Yirmi yıl önceydi. Mersin Toros Üniversitesi konferans salonunda Milletvekili Dengir Mir Mehmet Fırat’ın da aralarında olduğu bir panele katılmıştık. Ahmet Özer de panelistler arasındaydı. Sahneye yakın oturuyorduk eşimle. İkinci sıradaydık.

                Panel başladı. Dinliyoruz ve bir taraftan da not alıyorum. O kadar çok not alıyordum ki Ahmet Özer’in dikkatini çekmişti…

                Sorulara geldi sıra, el kaldırdım, söz verildi… “Siz, seksen yıl öncesinin örnek alınamayacağını söylediniz ama aynı zamanda da sekiz yüz yıl önceki din alimlerinden  büyük bir coşkuyla ve mutlulukla söz ettiniz… Bu bir çelişki değil midir?”

**

                “Selahattin Demirtaş’ın ne suçu var? Haksız ve hukuksuz olarak hapiste yatıyor…” denildiğinde, O’nun “…Buna alışsanız iyi olur. Çünkü daha biz Apo’nun heykelini dikeceğiz heykelini…” sözleri ya bilinmiyor ya unutuldu ya da unutturulmaya çalışılıyor…

**

                Şimdilerde Van Belediye Başkanlığı makamında oturan kişi de “ PKK’nin öyle bir gücü var ki sizi tükürüğüyle boğar, tükürüğüyle…” demişti değil mi?

**

                HDP milletvekili iken Figen Yüksekdağ, “Biz sırtımızı YPG’ye, PYD’ye yaslıyoruz… Bunu söylemekten de kaçınmıyoruz…” demişti anımsadığımız kadarıyla…

--

                Son olarak da Murat Karayılan ne dedi peki? CHP Genel Başkanı Özgür Özel’i taktir etti ama görevlendirdi de. “Güneydoğu gezisini tamamlasın…” dedi

                Bunlar meselenin bir cephesi,

                Gelelim diğer cepheye;

                Atatürk’ün kurduğu ve Atatürk İlkeleri ile görevlendirilen Cumhuriyet Halk Partisi süreç içinde değişmeye devam ediyor,

                Deniz Baykal, altı Ok için “Babaannemim duvardaki tozlu çerçevedeli fotoğrafı gibi” tanımı yapmıştı…
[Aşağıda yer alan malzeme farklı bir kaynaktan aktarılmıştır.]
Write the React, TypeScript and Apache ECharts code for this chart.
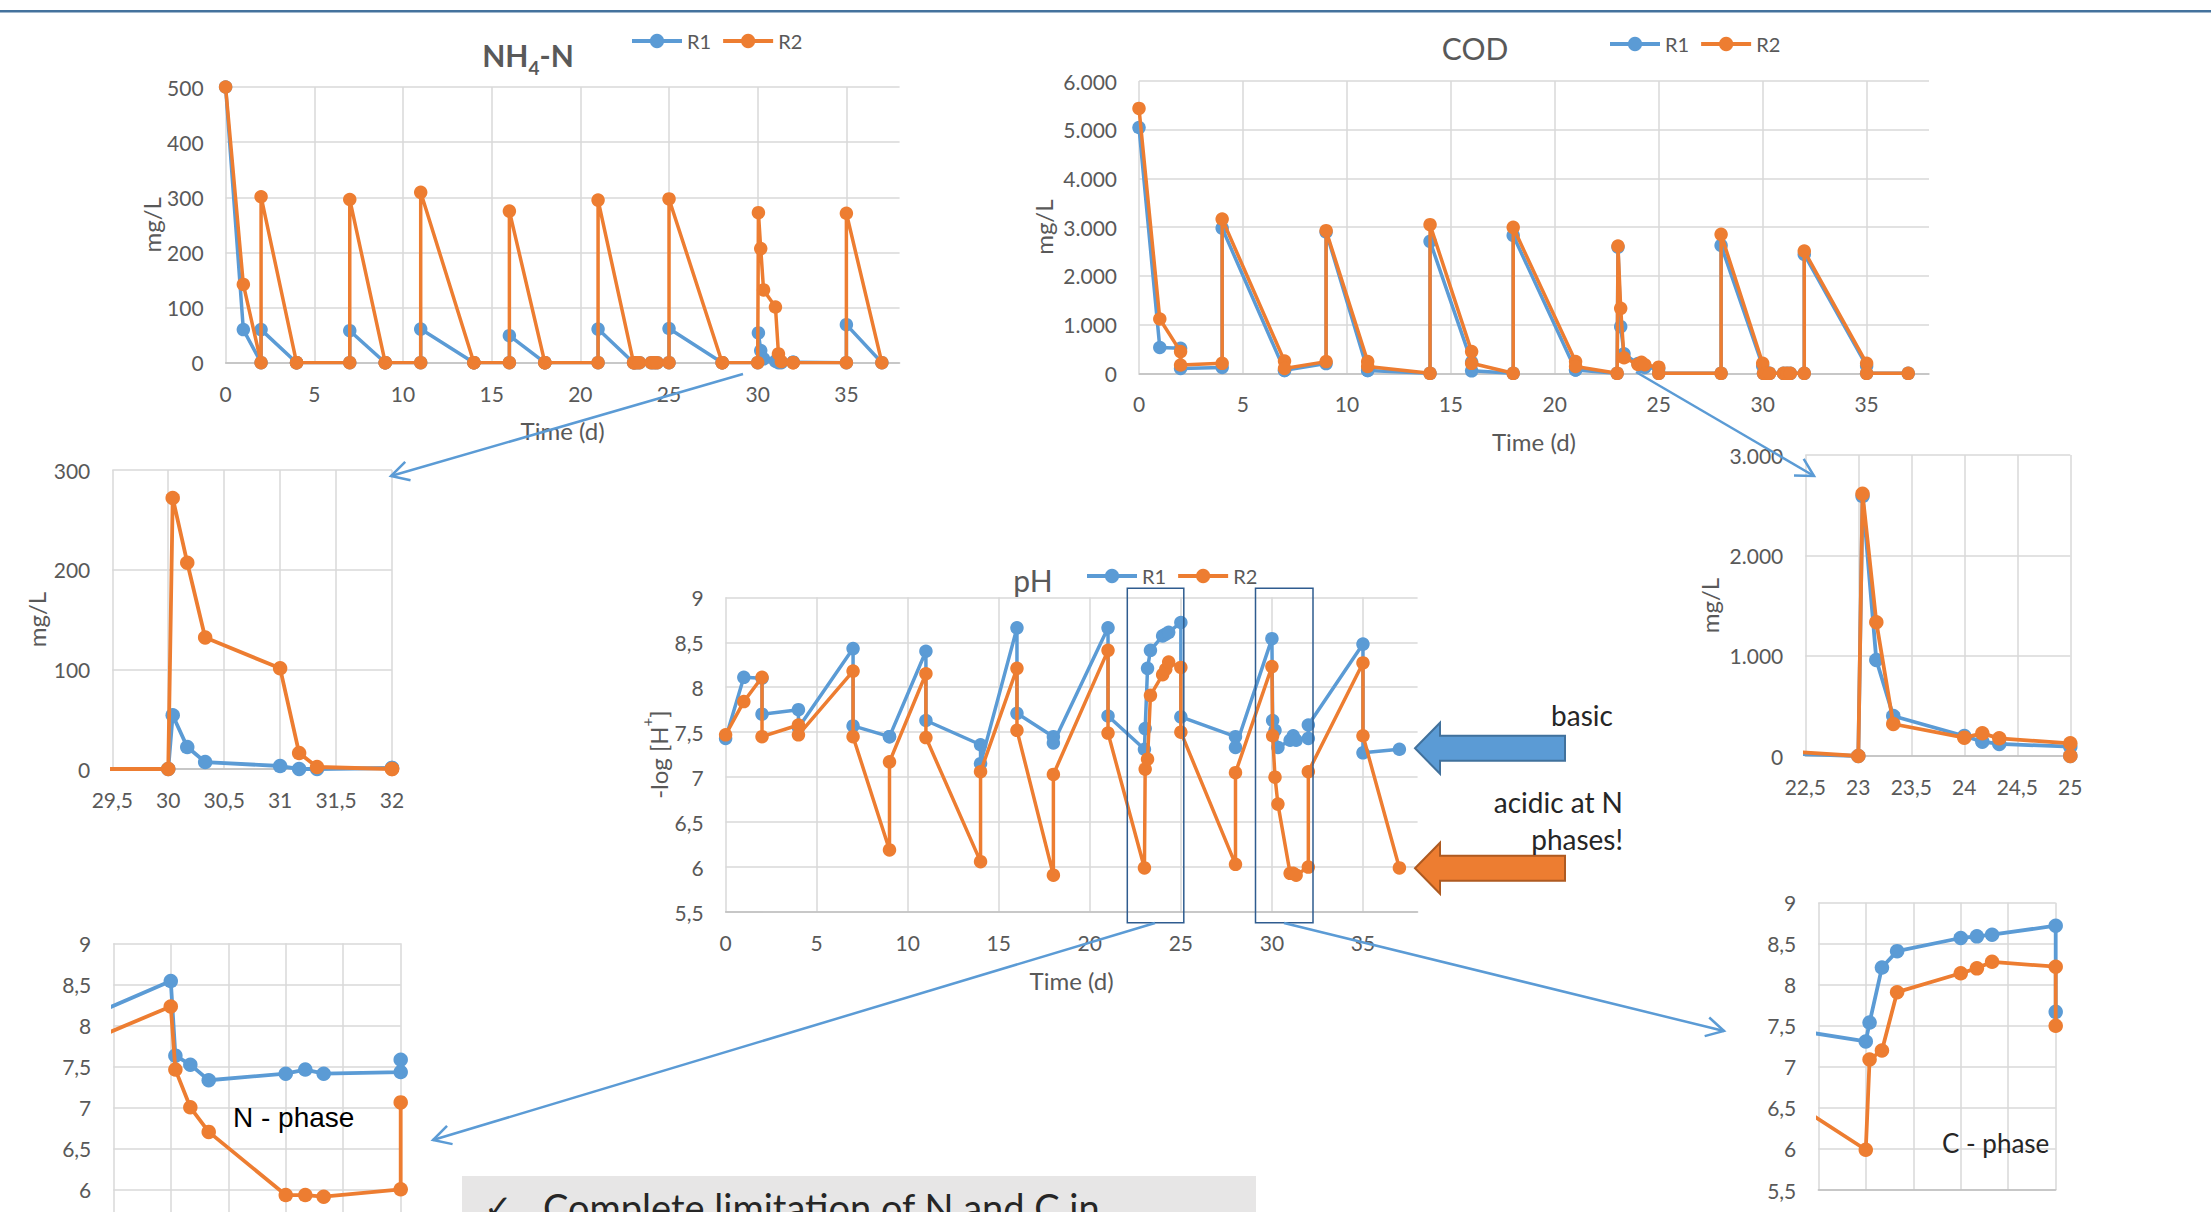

                Sonraki Genel Başkan Kemal Kılıçdaroğlu, “Altılı masa” ile yön değiştirdi.

                Ve şimdiki CHP Genel Başkanı Özgür Özel, “Ben Kürtlere DEVLET öneriyorum,” dedi…

                Eyyyy İlahi güç, aklımıza sahip çıkabilmemize yardımcı ol!

                Bizler yediden yetmişe tüm bu gerçekleri görebiliyoruz, eminiz ki bizi yönetenler de ve hatta daha fazlasını görüyorlar. Affedersiniz görmekten öte biliyorlar…

                Yok, vazgeçtim, aklımız yerinde. Kafamız çalışıyor. Gerçekleri görüyoruz. Herkes ne yaptığının ne söylediğinin çok iyi farkında. Öyleyse neden açık konuşulmuyor?

                Örneğin; “Kürt sorunu var,” deniliyor ya bu sorunun ne olduğu da açıklansın. Eğitim, sağlık, öğrenim, ekonomik, sosyal vb. Haaa, Özgür Özel’in Devleti ise sorun, ehh onu da bilelim…

                Aklımız var, beynimiz var, elimiz-kolumuz da tutuyor, kör de değiliz sağır da değiliz…

                Anlama kapasitemiz de yeterli.

                Yanlış olanlar yanlışlarından dönsünler, zaman onları kıskıvrak yakalamadan…

                Türkiye Cumhuriyeti Devleti, AB-D’ye, maşalarına bırakılamayacak kadar kıymetlidir ve sahiplidir!